I read the words “Portable Faith” intended as a disparagement recently. It was an emerging church commenter criticising seeker-friendly and megachurches. I imagine the point was to emphasize the importance of community, and to take a swipe at church-shoppers seeking entertainment.
But people move to other locations for good reason, and we might hope that Christians who do so have a portable faith. It seems rather a compliment than an insult. People who leave a fellowship for another city but “never quite get connected” to a church in their new home are a sadness for us.
And yes, emergents, such things are a testimony to the importance of community; we likely value our jobs too much and our fellowships too little in making a decision to move. Yet the reality – the decentralized, globally-connected reality, as you might note – is that people do move, and often. If we cannot give them a portable faith, then we have perhaps given them little. If our communities are to be the Body of Christ, they must rise above mere nostalgia for the stability of persons in an earlier era. I don’t say that any current Christian communities are a mere nostalgiac re-creation, but that such a danger will always be before us.
When we move our belongings, we throw some things away as inessential. Some things can be easily replaced at the new location, others we find are less important to us than previously once we come to the pinch of inconvenience of packing and transport. Some things will be unusable in the new locale, however much we might miss them.
We do the same with our cultures, and America is the largest repository of data of what people do with their culture when they leave one place to go to another. Whether people came friendless and alone or as part of an intact community transplanting to the New World, they left parts of their culture behind, but tried to cling to what was essential. What we have in America is stripped-down Italian culture, stripped-down eastern European Judaism, stripped-down Cambodian culture, stripped-down Catholicism. Most of our families then moved again, sometimes every generation or two.
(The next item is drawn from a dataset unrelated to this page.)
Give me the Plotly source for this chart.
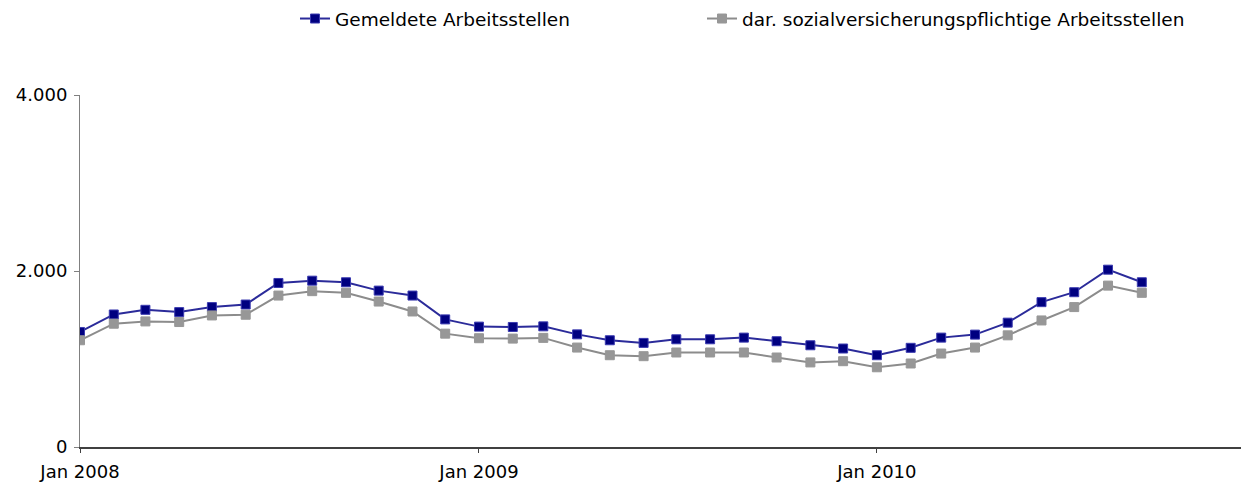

Now people move many times in a lifetime, preserving a little less of our previous culture, and mixing it with other transplants. We often preserved some oddities as essential,that the sending culture abandoned.
Perhaps this is why the Four Spiritual Laws/revivalist/sinners prayer theology took root here more than other places. It was certainly more common in the frontier cultures. When you can’t bring the community, or the building, the candlesticks, or the organ, or even that many books, you carry the concepts. After your people have moved on to another region six times, that gospel is pretty much a stripped-down version. That is both its strength and its weakness.
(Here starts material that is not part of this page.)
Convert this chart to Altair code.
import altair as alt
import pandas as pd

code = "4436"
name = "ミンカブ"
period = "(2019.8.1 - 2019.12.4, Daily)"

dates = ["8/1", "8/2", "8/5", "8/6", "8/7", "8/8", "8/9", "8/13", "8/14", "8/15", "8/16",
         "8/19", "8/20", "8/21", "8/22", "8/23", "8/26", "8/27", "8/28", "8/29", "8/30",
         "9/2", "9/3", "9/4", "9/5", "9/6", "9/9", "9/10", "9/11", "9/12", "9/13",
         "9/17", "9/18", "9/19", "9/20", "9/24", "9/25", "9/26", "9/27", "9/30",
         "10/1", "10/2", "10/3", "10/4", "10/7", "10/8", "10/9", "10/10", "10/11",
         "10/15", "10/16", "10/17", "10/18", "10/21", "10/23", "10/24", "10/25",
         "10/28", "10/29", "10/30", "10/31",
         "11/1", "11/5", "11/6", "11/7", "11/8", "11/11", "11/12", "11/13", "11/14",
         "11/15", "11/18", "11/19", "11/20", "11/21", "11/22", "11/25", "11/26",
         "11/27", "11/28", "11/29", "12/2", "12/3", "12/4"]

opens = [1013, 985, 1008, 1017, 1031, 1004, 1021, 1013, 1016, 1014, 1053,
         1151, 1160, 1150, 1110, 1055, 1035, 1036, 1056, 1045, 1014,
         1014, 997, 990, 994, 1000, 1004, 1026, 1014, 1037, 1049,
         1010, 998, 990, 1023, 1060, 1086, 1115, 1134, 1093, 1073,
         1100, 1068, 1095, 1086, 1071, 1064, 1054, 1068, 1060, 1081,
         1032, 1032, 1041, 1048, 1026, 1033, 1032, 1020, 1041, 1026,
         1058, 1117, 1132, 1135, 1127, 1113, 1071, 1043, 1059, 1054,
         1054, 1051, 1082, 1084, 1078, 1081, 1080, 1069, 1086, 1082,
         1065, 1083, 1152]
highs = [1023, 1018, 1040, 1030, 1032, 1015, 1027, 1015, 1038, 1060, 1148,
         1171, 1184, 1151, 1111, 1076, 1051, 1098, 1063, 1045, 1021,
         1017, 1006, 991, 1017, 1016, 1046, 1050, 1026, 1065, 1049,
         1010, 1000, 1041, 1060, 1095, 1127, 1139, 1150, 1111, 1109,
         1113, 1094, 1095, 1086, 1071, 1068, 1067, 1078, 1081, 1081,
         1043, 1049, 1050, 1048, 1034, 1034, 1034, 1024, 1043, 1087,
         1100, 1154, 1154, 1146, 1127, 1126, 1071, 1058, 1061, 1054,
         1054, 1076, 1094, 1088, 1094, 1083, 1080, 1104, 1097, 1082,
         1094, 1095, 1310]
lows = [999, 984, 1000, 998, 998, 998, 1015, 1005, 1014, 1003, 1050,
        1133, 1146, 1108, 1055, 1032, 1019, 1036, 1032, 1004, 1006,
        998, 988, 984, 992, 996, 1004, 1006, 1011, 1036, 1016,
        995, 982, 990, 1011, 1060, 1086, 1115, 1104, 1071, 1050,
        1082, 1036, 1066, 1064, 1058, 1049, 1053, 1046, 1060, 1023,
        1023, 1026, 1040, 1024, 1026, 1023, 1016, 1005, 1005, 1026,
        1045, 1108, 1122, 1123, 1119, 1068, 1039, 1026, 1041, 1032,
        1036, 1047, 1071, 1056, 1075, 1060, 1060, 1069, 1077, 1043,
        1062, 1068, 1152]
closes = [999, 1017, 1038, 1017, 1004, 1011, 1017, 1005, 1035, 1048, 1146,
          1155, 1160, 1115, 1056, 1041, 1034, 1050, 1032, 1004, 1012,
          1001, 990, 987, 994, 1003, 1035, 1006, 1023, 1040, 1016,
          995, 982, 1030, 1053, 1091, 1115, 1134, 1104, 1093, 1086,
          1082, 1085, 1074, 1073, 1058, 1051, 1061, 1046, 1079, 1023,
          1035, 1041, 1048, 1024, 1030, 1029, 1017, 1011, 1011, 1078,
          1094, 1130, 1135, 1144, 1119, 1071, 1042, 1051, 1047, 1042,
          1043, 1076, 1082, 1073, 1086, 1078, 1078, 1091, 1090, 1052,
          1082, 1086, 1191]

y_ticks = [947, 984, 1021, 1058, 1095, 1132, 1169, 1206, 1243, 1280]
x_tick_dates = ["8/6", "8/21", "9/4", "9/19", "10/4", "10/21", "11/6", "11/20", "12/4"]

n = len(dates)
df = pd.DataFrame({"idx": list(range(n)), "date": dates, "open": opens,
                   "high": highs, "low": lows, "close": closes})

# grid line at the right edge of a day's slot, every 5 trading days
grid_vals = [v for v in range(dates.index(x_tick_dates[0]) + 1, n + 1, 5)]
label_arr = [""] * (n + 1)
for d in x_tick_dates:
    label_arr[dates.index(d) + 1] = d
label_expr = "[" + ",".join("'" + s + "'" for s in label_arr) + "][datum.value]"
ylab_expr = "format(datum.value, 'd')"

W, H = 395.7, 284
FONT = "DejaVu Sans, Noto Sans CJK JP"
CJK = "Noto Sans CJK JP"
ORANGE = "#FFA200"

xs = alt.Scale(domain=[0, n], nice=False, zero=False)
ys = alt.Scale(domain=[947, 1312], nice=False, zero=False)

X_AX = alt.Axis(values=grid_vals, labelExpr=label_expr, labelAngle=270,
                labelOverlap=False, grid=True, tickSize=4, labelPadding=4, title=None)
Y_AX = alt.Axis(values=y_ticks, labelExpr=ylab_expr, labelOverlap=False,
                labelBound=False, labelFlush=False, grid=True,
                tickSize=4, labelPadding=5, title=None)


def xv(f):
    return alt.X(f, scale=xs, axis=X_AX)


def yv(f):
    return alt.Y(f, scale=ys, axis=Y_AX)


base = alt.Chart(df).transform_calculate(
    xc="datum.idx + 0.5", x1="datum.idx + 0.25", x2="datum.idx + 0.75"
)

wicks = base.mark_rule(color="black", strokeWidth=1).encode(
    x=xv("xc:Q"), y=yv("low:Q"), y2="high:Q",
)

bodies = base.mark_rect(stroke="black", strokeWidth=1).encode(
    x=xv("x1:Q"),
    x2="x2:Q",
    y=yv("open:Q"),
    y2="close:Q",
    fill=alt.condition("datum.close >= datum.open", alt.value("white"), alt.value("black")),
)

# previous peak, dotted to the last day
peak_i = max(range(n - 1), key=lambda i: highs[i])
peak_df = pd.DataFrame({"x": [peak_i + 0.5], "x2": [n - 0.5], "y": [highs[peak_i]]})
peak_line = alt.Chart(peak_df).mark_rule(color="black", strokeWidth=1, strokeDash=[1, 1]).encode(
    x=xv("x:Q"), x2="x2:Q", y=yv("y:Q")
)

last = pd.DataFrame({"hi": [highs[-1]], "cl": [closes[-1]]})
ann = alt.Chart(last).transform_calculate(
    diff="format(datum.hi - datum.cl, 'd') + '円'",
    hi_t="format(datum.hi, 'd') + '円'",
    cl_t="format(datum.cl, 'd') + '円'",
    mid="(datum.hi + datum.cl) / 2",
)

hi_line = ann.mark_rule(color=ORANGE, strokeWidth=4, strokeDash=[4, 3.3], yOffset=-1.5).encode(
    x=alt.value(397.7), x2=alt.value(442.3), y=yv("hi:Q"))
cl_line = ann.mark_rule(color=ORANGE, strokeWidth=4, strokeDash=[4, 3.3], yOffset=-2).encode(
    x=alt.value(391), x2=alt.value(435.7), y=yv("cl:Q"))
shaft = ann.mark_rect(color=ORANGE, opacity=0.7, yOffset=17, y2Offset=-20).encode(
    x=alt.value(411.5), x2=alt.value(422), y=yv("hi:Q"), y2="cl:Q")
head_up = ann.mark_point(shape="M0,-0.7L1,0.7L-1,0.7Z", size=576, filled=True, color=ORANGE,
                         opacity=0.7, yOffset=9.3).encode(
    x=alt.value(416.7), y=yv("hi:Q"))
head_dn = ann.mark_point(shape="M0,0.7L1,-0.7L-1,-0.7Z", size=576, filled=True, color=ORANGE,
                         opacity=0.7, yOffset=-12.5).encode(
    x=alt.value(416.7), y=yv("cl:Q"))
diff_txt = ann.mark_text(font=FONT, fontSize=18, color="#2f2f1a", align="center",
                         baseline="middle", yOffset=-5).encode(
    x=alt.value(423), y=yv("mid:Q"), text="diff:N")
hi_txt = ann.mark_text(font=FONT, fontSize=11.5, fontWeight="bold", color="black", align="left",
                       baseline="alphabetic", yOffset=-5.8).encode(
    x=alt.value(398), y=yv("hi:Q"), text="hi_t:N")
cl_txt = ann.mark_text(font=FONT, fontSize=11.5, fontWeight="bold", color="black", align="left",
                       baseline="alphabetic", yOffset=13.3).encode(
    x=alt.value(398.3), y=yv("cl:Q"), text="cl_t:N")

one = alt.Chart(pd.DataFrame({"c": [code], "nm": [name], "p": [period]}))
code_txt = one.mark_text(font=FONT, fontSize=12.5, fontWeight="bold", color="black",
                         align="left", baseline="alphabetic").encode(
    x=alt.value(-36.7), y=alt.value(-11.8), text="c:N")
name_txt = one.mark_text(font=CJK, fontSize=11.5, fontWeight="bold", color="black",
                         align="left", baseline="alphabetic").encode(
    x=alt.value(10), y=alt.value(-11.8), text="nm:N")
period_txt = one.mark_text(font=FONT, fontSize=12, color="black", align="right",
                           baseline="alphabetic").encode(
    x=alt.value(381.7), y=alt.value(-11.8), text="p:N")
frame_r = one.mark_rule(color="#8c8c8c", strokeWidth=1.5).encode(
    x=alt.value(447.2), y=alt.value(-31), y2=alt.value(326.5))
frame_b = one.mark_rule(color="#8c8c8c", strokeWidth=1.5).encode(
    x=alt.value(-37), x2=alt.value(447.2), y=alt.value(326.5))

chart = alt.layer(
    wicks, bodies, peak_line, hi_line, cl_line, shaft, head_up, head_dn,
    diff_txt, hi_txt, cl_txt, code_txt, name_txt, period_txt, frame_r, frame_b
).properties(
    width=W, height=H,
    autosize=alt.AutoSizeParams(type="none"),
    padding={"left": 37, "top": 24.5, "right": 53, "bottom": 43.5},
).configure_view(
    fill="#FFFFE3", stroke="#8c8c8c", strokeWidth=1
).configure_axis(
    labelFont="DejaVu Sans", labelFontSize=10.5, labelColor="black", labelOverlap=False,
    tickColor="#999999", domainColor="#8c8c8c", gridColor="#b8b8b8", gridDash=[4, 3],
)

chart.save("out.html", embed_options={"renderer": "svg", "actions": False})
When you strip a language down to its bare minimum for communication, it starts acquiring complexities almost immediately. Pidgin-languages are not static, and develop rapidly into languages of full complexity on their own. English was a stripped-down Germanic language, losing a lot of its endings and conjugations as it moved to the British Isles and was learned as a second language by Celts and Scandinavians. But it developed its own subtleties immediately and was incomprehensible to Germanic tribes arriving two centuries later. When the Normans conquered England, more Germanic stuff got stripped off, while French and Latin stuff got added on at the same time. We still call English a Germanic language because its bare framework is German, even though far more of our words come from French and Latin.
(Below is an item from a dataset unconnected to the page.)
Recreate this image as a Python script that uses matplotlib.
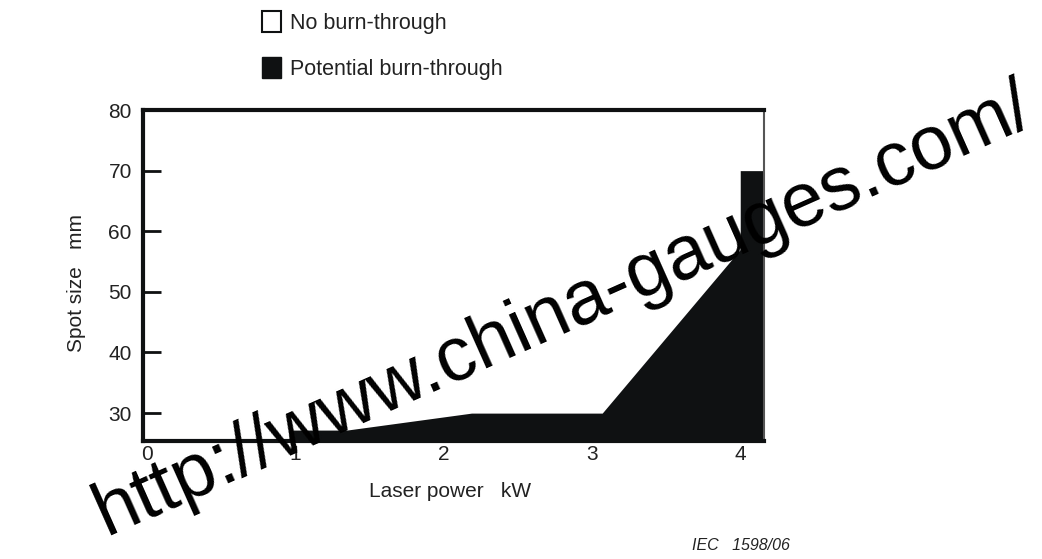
#!/usr/bin/env python3
# -*- coding: utf-8 -*-
"""
Spot size vs laser power: burn-through regions
"""

import matplotlib
matplotlib.use("Agg")
import matplotlib.pyplot as plt
from matplotlib.patches import Patch

plt.rcParams['font.family'] = ['Liberation Sans', 'DejaVu Sans']

## Data
# boundary of the potential burn-through region (kW, mm)
bt_power = [0.96, 1.35, 2.19, 3.07, 4.0, 4.0, 4.16]
bt_spot = [27.2, 27.2, 30.0, 30.0, 57.0, 70.0, 70.0]

x_ticks = [0, 1, 2, 3, 4]
y_ticks = [30, 40, 50, 60, 70, 80]
x_lim = (-0.024, 4.16)
y_lim = (25.4, 80)

legend_labels = ['No burn-through', 'Potential burn-through']
watermark = 'http://www.china-gauges.com/'

black = '#0f1112'
text_col = '#222222'

fig = plt.figure(figsize=(10.42, 5.59), dpi=100)
ax = fig.add_axes([0.1372, 0.2111, 0.596, 0.5921])

ax.fill_between(bt_power, bt_spot, y_lim[0], color=black, linewidth=0)

ax.set_xlim(*x_lim)
ax.set_ylim(*y_lim)
ax.set_xticks(x_ticks)
ax.set_yticks(y_ticks)

for side in ['left', 'top', 'bottom']:
    ax.spines[side].set_linewidth(3)
    ax.spines[side].set_color(black)
ax.spines['right'].set_linewidth(1.5)
ax.spines['right'].set_color('#555555')

ax.tick_params(axis='y', direction='in', length=13, width=2, color=black,
               pad=8, labelsize=15, labelcolor=text_col)
ax.tick_params(axis='x', length=0, pad=3, labelsize=15, labelcolor=text_col)
# 80 sits on the top spine, no tick mark shown there
ax.yaxis.get_major_ticks()[-1].tick1line.set_visible(False)

ax.text(-0.107, 0.477, 'Spot size   mm', transform=ax.transAxes, rotation=90,
        ha='center', va='center', fontsize=15, color=text_col)
ax.text(0.494, -0.154, 'Laser power   kW', transform=ax.transAxes,
        ha='center', va='center', fontsize=15, color=text_col)

fig.text(0.664, 0.025, 'IEC   1598/06', style='italic', fontsize=11.5,
         color=text_col, ha='left', va='center')

handles = [Patch(facecolor='white', edgecolor=black, linewidth=1.5),
           Patch(facecolor=black, edgecolor=black)]
fig.legend(handles, legend_labels, loc='upper left',
           bbox_to_anchor=(262 / 1042, 1 - 11 / 559), bbox_transform=fig.transFigure,
           frameon=False, borderaxespad=0, borderpad=0, fontsize=15.5,
           handlelength=0.9, handleheight=1.15, handletextpad=0.4,
           labelspacing=1.05, labelcolor=text_col)

# watermark across the figure
fig.text(0.541, 0.444, watermark, rotation=24, rotation_mode='anchor',
         ha='center', va='center', fontsize=55, color='black', zorder=10)

fig.savefig('out.png', dpi=100)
The American churches show much the same thing. The Gospel was stripped down for portability, but everywhere it went it developed added complexities. Hundreds of small denominations and cults sprang up in America, and most were based off a stripped-down Protestantism: 1) Repent and know Jesus 2) Refer directly to Bible for all other questions. Each has its own idiosyncracies which rapidly come to seem essential to those within. We can rightly deplore the many splits and competitions in the Body of Christ, but there is a more benign explanation as well. Each of these splinters is a re-expression of the simplified gospel in a new community.
Even those groups with a strong denominational identity displayed this in less intense form. In the middle of the 20th Century there were a dozen variations of being Lutheran, a dozen types of Methodist, and a hundred types of Baptist. Even Catholicism looked different in Irish, Italian, Polish, French-Canadian, or Hispanic expressions, though there was more unity than among the Protestants. Each retained some distinctives of its parent group, yet acquired its own variations.
When communication went national and transportation made moving even easier, there was some tendency for the church to atomise further. But even stronger was the urge to regather, it seems, and what all these American Christians had in common was the stripped-down gospel. Welcome, non-denominational churches, which provide the church experience without requiring a lot of up-front doctrine. Welcome also parachurch ministries, each focussed not on doctrines but on actions: sending Bibles, improving marriages, feeding the hungry.
The similarity of these churches to each other provokes contempt in some, who liken them to chain restaurants or department stores. That analogy is going to be worth a whole post in itself.
In the meantime, consider the tension between churches like shops, which have distinctive identities and thus naturally appeal to some more than others, and churches like shopping malls, which appeal to as many as possible. Our instincts tell us we would much prefer the warmth and community atmosphere of shops; yet our collective behavior says otherwise.